OneClick is missing "DEVICE HAS STOPPED RESPONDING TO POLLS" alarms in the Alarm Tab
search cancel

OneClick is missing "DEVICE HAS STOPPED RESPONDING TO POLLS" alarms in the Alarm Tab

book

Article ID: 45109

calendar_today

Updated On:

Products

CA Spectrum DX NetOps

Issue/Introduction

We have noticed that Spectrum randomly does not display "DEVICE HAS STOPPED RESPONDING TO POLLS" for some of our very important routers. We see the device model in a critical state, and the device shows the "Contact Status" Lost. All indications are there should be an alarm displayed for the device model, however it is not seen in the Alarm Tab of OneClick.

Environment

Release: Any

Cause

If you are using the Enterprise VPN Manager, or VPN Manager applications in OneClick, then you will likely see this behavior.

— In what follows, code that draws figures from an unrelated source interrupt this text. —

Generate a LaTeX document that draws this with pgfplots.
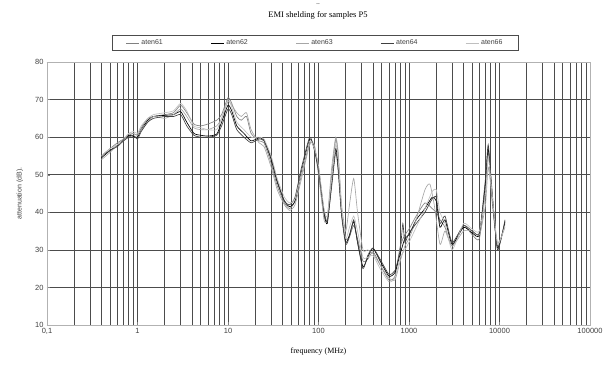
\documentclass[border=0pt]{standalone}
\usepackage{fontspec}
\setmainfont{Liberation Sans}
\newfontfamily\serifont{Liberation Serif}
\usepackage{pgfplots}
\pgfplotsset{compat=1.18}
\begin{document}
\begin{tikzpicture}
\useasboundingbox (-47pt,-45pt) rectangle (560pt,325pt);
\node[font=\serifont\fontsize{5}{6}\selectfont] at (271pt,320pt) {--};
\node[font=\serifont\fontsize{8.5}{10}\selectfont] at (271pt,310pt) {EMI shelding for samples P5};
\begin{axis}[
  scale only axis, width=543pt, height=263pt,
  xmode=log, xmin=0.1, xmax=100000, ymin=10, ymax=80,
  ytick={10,20,...,80},
  xtick={0.1,1,10,100,1000,10000,100000},
  xticklabels={{0,1},1,10,100,1000,10000,100000},
  /pgf/number format/assume math mode=true,
  tick label style={font=\fontsize{7.5}{9}\selectfont, text=black!75},
  grid=both,
  major grid style={black!70, line width=0.7pt},
  minor grid style={black!70, line width=0.7pt},
  axis line style={black!30},
  tick style={black!50},
  major tick length=3pt, minor tick length=0pt,
  xtick pos=bottom, ytick pos=left,
  xlabel={\serifont frequency (MHz)},
  xlabel style={font=\fontsize{8}{9}\selectfont, at={(0.5,-0.1)}, anchor=center},
  ylabel={attenuation (dB).},
  ylabel style={font=\fontsize{7}{8}\selectfont, text=black!75, at={(-0.05,0.5)}, anchor=center},
  legend columns=5,
  legend style={at={(0.494,1.072)}, anchor=center, draw=black!70, line width=0.6pt,
    font=\fontsize{7}{8}\selectfont, text=black!75, /tikz/every even column/.append style={column sep=46pt},
    inner xsep=14pt, inner ysep=2.5pt},
  legend image code/.code={\draw[#1, line width=0.5pt] (0pt,0pt) -- (13pt,0pt);},
  every axis plot/.append style={line width=0.65pt, smooth, tension=0.35, mark=none},
]
\addplot[black!50] coordinates {(0.42,55.5)(0.5,57)(0.6,58.5)(0.7,59.5)(0.8,60.5)(0.9,61)(1.0,60.5)(1.1,62.5)(1.3,65)(1.5,65.5)(2.0,66)(2.5,66.5)(3.0,68.5)(3.5,66.5)(4.2,63.5)(5.0,63)(6.0,63.5)(7.5,64.5)(8.5,66)(10,70.5)(11,69)(12.5,65.5)(14,64.5)(16,65.5)(18,61)(22,59)(25,58.5)(30,53)(35,47)(42,42.5)(48,41)(55,43)(65,50)(80,58.5)(90,57.5)(100,50)(115,39)(125,38)(140,50)(155,59.5)(165,55)(180,40)(200,33)(220,33.5)(245,36.5)(270,33)(310,27)(350,27.5)(400,29.5)(480,26)(600,22)(700,23)(800,31)(900,34)(1000,35.5)(1200,39)(1500,42.5)(1800,41)(2000,40)(2200,38)(2500,36)(3000,31)(4000,36.5)(5000,34)(6000,33)(7000,46)(7500,56)(8200,44)(9500,31)(11500,37)};
\addlegendentry{aten61}
\addplot[black] coordinates {(0.40,54.5)(0.5,56.5)(0.6,57.8)(0.7,59.3)(0.8,60.5)(0.9,60.2)(1.0,60)(1.1,62)(1.3,64.5)(1.5,65.5)(2.0,65.8)(2.5,66)(3.0,66.8)(3.5,64)(4.2,61)(5.0,60.5)(6.0,60.3)(7.5,60.8)(8.5,64)(10,68.5)(11,67)(12.5,63)(15,61)(18,59)(22,59.8)(25,59.2)(30,54)(35,48)(42,43)(48,41.5)(55,43)(65,51)(80,59.5)(90,57)(100,52)(115,40)(125,37)(140,48)(155,57)(165,52)(180,40)(200,32)(220,34)(245,37.5)(270,32)(310,25.5)(350,28)(400,30.4)(480,27)(600,23)(700,24)(800,29)(900,33)(1000,34)(1200,38)(1500,41)(1800,44)(2000,43)(2200,36)(2500,38)(3000,31.5)(4000,36)(5000,34.5)(6000,34)(7000,48)(7500,57)(8200,46)(9500,30.5)(11500,37.5)};
\addlegendentry{aten62}
\addplot[black!35] coordinates {(0.40,54)(0.5,56)(0.6,58)(0.7,59)(0.8,61)(0.9,61)(1.0,60.5)(1.1,62)(1.3,64)(1.5,65.5)(2.0,65)(2.5,66)(3.0,67.5)(3.5,65.5)(4.2,62.5)(5.0,62)(6.0,62)(7.5,63)(8.5,65)(10,69.5)(11,68.5)(12.5,66.5)(14,65.5)(16,66.5)(18,62)(22,58.5)(25,57.5)(30,52)(35,46)(42,42)(48,40.5)(55,42)(65,49)(80,58)(90,58)(100,51)(115,38)(125,38.5)(140,52)(155,60)(165,56)(180,42)(200,35)(220,42)(245,49)(270,40)(310,30)(350,30)(400,29)(480,26)(600,22.5)(700,22)(800,27)(900,31)(1000,33)(1200,38)(1500,46)(1700,47.5)(1900,42)(2200,31.5)(2500,35)(3000,31)(4000,35)(5000,35)(6000,34)(7000,42)(7500,52)(8200,45)(9500,32)(11500,36)};
\addlegendentry{aten63}
\addplot[black!75] coordinates {(0.40,55)(0.5,56.5)(0.6,57.5)(0.7,59)(0.8,60)(0.9,60.5)(1.0,59.5)(1.1,61.5)(1.3,64)(1.5,65)(2.0,65.5)(2.5,65.5)(3.0,66)(3.5,63)(4.2,60.5)(5.0,60)(6.0,60)(7.5,60.5)(8.5,63)(10,67.5)(11,66)(12.5,62)(15,60)(18,58.5)(22,59.5)(25,59)(30,54.5)(35,48.5)(42,43)(48,42)(55,44)(65,52)(80,60)(90,56.5)(100,51)(115,40.5)(125,37.5)(140,47)(155,56)(165,51)(180,39)(200,31.5)(220,33.5)(245,38)(270,32)(310,25)(350,28.5)(400,30.5)(480,27.5)(600,23.5)(700,24.5)(800,30)(855,37)(900,32)(1000,34.5)(1200,37)(1500,40)(1800,43.5)(2000,44)(2200,37)(2500,39)(3000,32)(4000,36.5)(5000,35)(6000,34.5)(7000,49)(7500,58)(8200,47)(9500,30)(11500,38)};
\addlegendentry{aten64}
\addplot[black!25] coordinates {(0.40,55)(0.5,57)(0.6,58)(0.7,59.5)(0.8,61)(0.9,61.5)(1.0,61)(1.1,63)(1.3,65)(1.5,66)(2.0,66.5)(2.5,67)(3.0,69)(3.5,67)(4.2,63)(5.0,62.5)(6.0,62)(7.5,62)(8.5,65)(10,70)(11,68)(12.5,64)(15,62)(18,60)(22,60)(25,59.5)(30,55)(35,49)(42,44)(48,42.5)(55,43.5)(65,50.5)(80,59)(90,57)(100,52.5)(115,41)(125,39)(140,49)(155,58)(165,54)(180,41)(200,33)(220,36)(245,39)(270,35)(310,28)(350,28)(400,28.5)(480,25)(600,21.5)(700,22.5)(800,28)(900,30)(1000,32)(1200,36)(1500,41)(1800,45.5)(2000,46)(2200,40)(2500,37)(3000,30)(4000,37)(5000,35.5)(6000,35)(7000,45)(7500,55)(8200,46)(9500,31.5)(11500,36.5)};
\addlegendentry{aten66}
\end{axis}
\end{tikzpicture}
\end{document}
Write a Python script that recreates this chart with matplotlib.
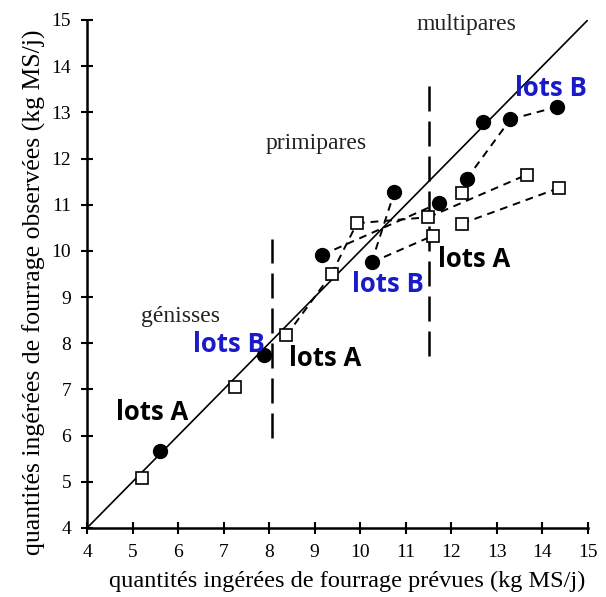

When using Enterprise VPN Manager or the VPN Manager applications, Spectrum fault isolation intelligence will make any device level Contact Lost alarms symptoms of an associated Provider_Cloud model, when we detect that the Provider_Cloud itself is at fault.

Resolution

Spectrum uses the port polling and BGP peer session polling to update the status of the Provider_Cloud model. By default the Provider_Cloud model will assert a minor alarm against the Provider_Cloud if Spectrum detects 1% failure rate for connected customer edge (CE) devices/interfaces. Spectrum will assert a major alarm against the Provider_Cloud model if 3% of the connected CE devices/interfaces are down, and a critical alarm if 5% or more of the CE devices/interfaces are down. When an alarm is raised against the Provider_Cloud model, Spectrum's fault isolation makes the associated "DEVICE HAS STOPPED RESPONDING TO POLLS" alarms a symptom of the Provider_Cloud alarm, since the condition of the Provider Could is typically the root cause.

 

To determine if this is what is causing your alarm to not be seen in OneClick, select the device model that is missing the alarm. Navigate to the Event tab and filter the events to the time you expected to see the "DEVICE HAS STOPPED RESPONDING TO POLLS" alarm should have been seen. If you see a similar event logged, then the "DEVICE HAS STOPPED RESPONDING TO POLLS" alarm (Probable Cause 0x10009) has been made a symptom of the "PROVIDER CONDITION" alarm, and therefore has been hidden form the Alarm Tab.

 

Alarm xxxx (critical, probable cause id 0x10009) in now being hidden because it is caused by alarm yyyy (critical, probable cause id 0x5180407) on model 0xnnnnnn).

 

There are three out-of-the-box PROVIDER CONDITION alarms:

  • Probable Cause ID 0x5180405 - PROVIDER CONDITION IS MINOR
  • Probable Cause ID 0x5180406 - PROVIDER CONDITION IS MAJOR
  • Probable Cause ID 0x5180407 - PROVIDER CONDITION IS CRITICAL

 

If these "hidden" alarms are becoming a problem for you you may want to review the "Service Monitoring" section of the documentation and set the thresholds to a more useful value for your environment, so that a more reasonable number of CE devices are down before we mark the Provider_Cloud as being at fault. 

 

You may also want to adjust the Alarm Filter options for the users to show symptom alarms in the Alarm Tab. This can be done in OneClick by opening the Alarm Filter dialog widow, select the State Tab and set "Symptoms" to "Show Symptoms".

 

You could also change the alarm in Event Configuration mapping, so that the minor and major event (0x5180405, 0x5180406) will generate a critical alarm (if that's what you desire).